Task to carry out - Your output is the lines from the first one to the one containing "th17_high = [3.50, 3.50, 13.47, 14.84]", repeated exactly, with images left out.

Source material -
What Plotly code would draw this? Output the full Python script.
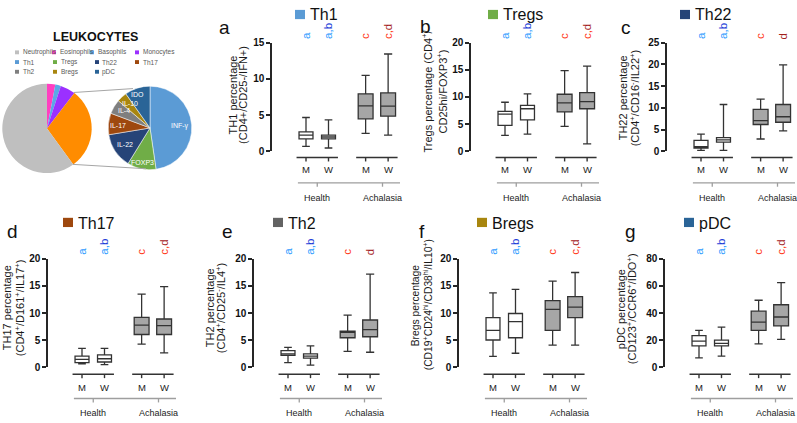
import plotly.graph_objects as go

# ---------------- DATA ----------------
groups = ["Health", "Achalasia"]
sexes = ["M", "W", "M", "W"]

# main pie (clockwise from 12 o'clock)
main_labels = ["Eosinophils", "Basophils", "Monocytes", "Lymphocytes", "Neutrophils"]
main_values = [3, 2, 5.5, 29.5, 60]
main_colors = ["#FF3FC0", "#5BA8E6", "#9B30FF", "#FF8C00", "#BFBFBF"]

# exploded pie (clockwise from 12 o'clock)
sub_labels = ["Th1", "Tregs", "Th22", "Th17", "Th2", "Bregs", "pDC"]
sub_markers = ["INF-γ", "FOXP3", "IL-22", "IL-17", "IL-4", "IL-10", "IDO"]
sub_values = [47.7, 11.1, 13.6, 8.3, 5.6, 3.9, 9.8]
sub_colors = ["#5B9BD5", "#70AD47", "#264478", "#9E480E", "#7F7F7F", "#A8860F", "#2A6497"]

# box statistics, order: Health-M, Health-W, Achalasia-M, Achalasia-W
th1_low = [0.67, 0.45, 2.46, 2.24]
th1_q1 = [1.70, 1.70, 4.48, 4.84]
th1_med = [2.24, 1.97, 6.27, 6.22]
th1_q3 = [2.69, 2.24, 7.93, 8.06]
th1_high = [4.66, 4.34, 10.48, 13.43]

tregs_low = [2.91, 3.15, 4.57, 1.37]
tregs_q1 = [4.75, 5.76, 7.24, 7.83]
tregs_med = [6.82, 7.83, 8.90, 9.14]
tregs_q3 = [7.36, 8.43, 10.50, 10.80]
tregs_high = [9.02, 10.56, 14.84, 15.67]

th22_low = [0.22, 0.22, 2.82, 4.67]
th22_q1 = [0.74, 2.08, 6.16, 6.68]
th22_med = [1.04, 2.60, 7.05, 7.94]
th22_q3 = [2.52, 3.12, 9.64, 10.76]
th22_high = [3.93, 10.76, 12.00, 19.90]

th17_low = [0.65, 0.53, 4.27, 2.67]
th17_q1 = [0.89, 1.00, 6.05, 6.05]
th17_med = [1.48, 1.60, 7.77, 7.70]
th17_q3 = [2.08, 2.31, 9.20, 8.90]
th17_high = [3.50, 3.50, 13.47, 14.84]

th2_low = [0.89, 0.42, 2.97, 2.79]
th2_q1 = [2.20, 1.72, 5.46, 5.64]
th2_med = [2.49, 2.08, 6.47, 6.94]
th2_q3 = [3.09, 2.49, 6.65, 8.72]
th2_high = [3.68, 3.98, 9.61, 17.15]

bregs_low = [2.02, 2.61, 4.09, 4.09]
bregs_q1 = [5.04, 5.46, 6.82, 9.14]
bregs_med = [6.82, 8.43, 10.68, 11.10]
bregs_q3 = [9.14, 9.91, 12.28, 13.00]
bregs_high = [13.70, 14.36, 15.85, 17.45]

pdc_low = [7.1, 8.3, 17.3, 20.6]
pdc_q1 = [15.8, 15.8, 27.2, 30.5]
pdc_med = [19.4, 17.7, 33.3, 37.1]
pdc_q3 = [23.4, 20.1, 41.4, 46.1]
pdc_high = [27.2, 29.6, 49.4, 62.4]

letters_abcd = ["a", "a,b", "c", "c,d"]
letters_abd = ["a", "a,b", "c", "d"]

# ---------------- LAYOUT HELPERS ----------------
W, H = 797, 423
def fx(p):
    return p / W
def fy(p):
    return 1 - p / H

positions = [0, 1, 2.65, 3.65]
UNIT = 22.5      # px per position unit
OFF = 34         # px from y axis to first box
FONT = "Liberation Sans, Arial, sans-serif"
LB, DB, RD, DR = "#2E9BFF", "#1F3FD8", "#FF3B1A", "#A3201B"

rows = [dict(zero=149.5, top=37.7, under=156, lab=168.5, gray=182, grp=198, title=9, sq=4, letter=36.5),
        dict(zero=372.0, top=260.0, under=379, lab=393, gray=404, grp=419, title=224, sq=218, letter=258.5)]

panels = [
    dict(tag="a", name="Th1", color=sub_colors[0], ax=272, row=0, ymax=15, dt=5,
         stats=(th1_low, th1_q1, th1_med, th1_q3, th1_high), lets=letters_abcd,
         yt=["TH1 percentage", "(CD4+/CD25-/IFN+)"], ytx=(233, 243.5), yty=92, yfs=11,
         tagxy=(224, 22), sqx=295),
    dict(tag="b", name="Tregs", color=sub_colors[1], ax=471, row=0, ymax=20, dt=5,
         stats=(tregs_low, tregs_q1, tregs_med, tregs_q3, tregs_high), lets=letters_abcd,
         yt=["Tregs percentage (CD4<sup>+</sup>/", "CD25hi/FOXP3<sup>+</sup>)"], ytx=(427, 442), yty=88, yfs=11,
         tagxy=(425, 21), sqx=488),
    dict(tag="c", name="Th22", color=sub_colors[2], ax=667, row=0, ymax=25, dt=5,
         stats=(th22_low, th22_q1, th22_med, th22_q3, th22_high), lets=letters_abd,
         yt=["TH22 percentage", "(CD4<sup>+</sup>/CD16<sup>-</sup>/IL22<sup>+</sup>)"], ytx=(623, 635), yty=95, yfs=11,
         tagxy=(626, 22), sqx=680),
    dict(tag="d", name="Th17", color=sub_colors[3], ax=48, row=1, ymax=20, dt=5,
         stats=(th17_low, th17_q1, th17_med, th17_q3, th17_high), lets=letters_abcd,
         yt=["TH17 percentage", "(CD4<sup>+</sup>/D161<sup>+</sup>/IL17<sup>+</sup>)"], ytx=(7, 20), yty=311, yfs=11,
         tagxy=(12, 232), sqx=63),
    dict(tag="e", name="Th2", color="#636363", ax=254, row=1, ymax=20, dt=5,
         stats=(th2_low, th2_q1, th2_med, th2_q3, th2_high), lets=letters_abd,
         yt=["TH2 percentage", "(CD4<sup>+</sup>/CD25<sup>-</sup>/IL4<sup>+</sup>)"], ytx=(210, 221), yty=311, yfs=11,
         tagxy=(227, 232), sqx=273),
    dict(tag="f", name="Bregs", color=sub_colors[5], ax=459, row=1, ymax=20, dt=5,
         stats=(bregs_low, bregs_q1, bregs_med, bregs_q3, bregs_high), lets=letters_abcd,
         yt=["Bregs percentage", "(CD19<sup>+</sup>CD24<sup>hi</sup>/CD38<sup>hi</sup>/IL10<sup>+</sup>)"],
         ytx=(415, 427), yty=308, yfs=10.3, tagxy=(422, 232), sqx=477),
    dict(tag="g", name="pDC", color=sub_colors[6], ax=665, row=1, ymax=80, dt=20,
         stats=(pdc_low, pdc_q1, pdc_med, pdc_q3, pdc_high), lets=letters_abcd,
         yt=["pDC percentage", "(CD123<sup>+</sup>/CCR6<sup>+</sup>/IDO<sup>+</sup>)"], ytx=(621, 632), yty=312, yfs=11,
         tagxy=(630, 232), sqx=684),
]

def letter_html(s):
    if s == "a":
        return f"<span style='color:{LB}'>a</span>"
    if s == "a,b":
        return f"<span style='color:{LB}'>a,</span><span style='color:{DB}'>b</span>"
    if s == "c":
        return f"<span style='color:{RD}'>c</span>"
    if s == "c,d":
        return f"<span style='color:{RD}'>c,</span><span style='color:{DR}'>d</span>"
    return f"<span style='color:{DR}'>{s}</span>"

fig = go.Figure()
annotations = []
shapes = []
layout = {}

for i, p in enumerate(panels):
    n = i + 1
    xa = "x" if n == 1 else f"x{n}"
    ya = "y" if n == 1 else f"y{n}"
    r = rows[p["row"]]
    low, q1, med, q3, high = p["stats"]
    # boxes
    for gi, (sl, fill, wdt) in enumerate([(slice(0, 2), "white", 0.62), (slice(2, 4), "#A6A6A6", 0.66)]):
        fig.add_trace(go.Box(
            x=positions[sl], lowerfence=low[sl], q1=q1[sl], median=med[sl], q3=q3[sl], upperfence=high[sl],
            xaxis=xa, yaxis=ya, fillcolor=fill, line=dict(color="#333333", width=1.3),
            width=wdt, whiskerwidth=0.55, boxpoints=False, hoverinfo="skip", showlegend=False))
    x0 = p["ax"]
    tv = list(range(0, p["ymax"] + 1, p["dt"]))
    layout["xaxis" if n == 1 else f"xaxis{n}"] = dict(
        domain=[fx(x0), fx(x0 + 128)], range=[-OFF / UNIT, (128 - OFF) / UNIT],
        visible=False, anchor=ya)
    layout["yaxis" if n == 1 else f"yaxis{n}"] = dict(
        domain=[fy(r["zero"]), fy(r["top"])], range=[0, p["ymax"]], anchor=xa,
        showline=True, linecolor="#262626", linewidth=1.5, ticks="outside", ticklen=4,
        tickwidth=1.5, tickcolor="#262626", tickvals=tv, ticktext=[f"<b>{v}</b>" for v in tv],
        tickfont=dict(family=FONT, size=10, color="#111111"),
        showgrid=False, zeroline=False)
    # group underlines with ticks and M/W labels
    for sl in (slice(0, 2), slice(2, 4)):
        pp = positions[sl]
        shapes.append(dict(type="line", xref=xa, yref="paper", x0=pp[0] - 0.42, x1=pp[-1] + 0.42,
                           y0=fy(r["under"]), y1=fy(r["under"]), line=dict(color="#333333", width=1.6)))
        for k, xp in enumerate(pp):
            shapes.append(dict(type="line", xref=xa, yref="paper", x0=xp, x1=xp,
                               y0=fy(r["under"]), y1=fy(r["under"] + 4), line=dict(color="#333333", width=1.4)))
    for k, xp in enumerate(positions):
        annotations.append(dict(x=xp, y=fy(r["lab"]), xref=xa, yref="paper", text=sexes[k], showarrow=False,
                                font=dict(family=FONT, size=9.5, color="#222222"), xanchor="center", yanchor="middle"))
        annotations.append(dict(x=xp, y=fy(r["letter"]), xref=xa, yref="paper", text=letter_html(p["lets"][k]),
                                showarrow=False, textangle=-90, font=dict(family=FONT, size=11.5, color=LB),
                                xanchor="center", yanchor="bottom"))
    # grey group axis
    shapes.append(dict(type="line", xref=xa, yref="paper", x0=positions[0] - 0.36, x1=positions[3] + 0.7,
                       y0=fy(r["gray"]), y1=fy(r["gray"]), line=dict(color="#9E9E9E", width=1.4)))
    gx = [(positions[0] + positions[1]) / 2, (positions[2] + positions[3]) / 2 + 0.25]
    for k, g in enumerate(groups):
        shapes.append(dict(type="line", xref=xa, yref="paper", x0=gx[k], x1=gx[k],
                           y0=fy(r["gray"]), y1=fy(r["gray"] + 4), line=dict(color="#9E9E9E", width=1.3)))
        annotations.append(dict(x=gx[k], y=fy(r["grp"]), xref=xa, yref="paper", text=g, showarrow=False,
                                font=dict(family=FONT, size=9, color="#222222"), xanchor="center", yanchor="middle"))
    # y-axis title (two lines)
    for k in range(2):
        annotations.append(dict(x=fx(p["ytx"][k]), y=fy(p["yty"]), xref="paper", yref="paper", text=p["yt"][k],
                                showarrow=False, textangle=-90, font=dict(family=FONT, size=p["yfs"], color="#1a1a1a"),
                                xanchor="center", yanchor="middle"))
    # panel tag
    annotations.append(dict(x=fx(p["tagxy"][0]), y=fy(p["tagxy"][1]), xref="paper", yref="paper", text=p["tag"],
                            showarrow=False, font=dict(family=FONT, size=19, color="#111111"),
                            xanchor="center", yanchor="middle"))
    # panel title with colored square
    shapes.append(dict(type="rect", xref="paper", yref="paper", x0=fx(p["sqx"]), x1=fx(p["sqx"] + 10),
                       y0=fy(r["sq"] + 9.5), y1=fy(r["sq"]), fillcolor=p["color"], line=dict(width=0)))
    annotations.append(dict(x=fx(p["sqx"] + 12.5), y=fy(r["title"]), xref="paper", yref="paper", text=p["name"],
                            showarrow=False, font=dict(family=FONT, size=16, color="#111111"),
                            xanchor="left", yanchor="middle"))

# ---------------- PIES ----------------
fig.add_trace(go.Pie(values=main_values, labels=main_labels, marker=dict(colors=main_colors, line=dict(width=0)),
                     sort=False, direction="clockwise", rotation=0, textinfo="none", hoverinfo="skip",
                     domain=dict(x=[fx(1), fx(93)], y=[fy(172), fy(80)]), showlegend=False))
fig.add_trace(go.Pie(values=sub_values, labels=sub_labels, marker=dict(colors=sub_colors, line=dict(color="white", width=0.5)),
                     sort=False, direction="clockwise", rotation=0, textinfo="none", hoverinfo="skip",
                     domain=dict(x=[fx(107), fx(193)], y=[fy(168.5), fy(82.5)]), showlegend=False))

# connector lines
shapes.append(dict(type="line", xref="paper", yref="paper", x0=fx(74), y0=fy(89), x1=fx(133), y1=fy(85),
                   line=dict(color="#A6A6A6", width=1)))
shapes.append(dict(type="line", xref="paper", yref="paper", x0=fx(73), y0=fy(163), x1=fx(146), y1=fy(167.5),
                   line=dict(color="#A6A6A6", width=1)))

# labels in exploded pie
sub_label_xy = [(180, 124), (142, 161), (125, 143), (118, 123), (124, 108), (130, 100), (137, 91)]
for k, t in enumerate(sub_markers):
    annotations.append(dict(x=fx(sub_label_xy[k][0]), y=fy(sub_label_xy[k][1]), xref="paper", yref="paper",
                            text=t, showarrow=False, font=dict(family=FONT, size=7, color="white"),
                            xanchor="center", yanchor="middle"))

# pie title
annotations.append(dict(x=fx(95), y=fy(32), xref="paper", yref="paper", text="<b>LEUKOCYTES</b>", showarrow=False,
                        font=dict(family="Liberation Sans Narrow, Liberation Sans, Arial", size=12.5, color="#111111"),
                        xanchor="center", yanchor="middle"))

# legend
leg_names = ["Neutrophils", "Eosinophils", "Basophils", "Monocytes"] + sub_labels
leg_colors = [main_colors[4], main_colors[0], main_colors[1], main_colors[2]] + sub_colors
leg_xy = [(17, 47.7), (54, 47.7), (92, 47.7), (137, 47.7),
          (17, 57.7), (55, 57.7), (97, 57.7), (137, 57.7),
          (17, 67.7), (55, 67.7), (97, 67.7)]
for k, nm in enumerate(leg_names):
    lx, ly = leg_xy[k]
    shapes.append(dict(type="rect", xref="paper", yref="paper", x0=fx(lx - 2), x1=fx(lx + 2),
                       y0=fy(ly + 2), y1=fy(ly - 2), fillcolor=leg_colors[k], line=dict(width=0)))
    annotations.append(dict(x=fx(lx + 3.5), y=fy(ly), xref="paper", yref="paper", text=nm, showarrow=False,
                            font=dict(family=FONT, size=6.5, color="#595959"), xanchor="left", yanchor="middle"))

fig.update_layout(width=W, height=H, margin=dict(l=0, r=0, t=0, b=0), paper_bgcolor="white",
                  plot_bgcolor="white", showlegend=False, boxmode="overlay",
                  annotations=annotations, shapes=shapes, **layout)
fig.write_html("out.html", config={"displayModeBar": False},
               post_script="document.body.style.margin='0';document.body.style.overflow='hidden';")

Result -
What Plotly code would draw this? Output the full Python script.
import plotly.graph_objects as go

# ---------------- DATA ----------------
groups = ["Health", "Achalasia"]
sexes = ["M", "W", "M", "W"]

# main pie (clockwise from 12 o'clock)
main_labels = ["Eosinophils", "Basophils", "Monocytes", "Lymphocytes", "Neutrophils"]
main_values = [3, 2, 5.5, 29.5, 60]
main_colors = ["#FF3FC0", "#5BA8E6", "#9B30FF", "#FF8C00", "#BFBFBF"]

# exploded pie (clockwise from 12 o'clock)
sub_labels = ["Th1", "Tregs", "Th22", "Th17", "Th2", "Bregs", "pDC"]
sub_markers = ["INF-γ", "FOXP3", "IL-22", "IL-17", "IL-4", "IL-10", "IDO"]
sub_values = [47.7, 11.1, 13.6, 8.3, 5.6, 3.9, 9.8]
sub_colors = ["#5B9BD5", "#70AD47", "#264478", "#9E480E", "#7F7F7F", "#A8860F", "#2A6497"]

# box statistics, order: Health-M, Health-W, Achalasia-M, Achalasia-W
th1_low = [0.67, 0.45, 2.46, 2.24]
th1_q1 = [1.70, 1.70, 4.48, 4.84]
th1_med = [2.24, 1.97, 6.27, 6.22]
th1_q3 = [2.69, 2.24, 7.93, 8.06]
th1_high = [4.66, 4.34, 10.48, 13.43]

tregs_low = [2.91, 3.15, 4.57, 1.37]
tregs_q1 = [4.75, 5.76, 7.24, 7.83]
tregs_med = [6.82, 7.83, 8.90, 9.14]
tregs_q3 = [7.36, 8.43, 10.50, 10.80]
tregs_high = [9.02, 10.56, 14.84, 15.67]

th22_low = [0.22, 0.22, 2.82, 4.67]
th22_q1 = [0.74, 2.08, 6.16, 6.68]
th22_med = [1.04, 2.60, 7.05, 7.94]
th22_q3 = [2.52, 3.12, 9.64, 10.76]
th22_high = [3.93, 10.76, 12.00, 19.90]

th17_low = [0.65, 0.53, 4.27, 2.67]
th17_q1 = [0.89, 1.00, 6.05, 6.05]
th17_med = [1.48, 1.60, 7.77, 7.70]
th17_q3 = [2.08, 2.31, 9.20, 8.90]
th17_high = [3.50, 3.50, 13.47, 14.84]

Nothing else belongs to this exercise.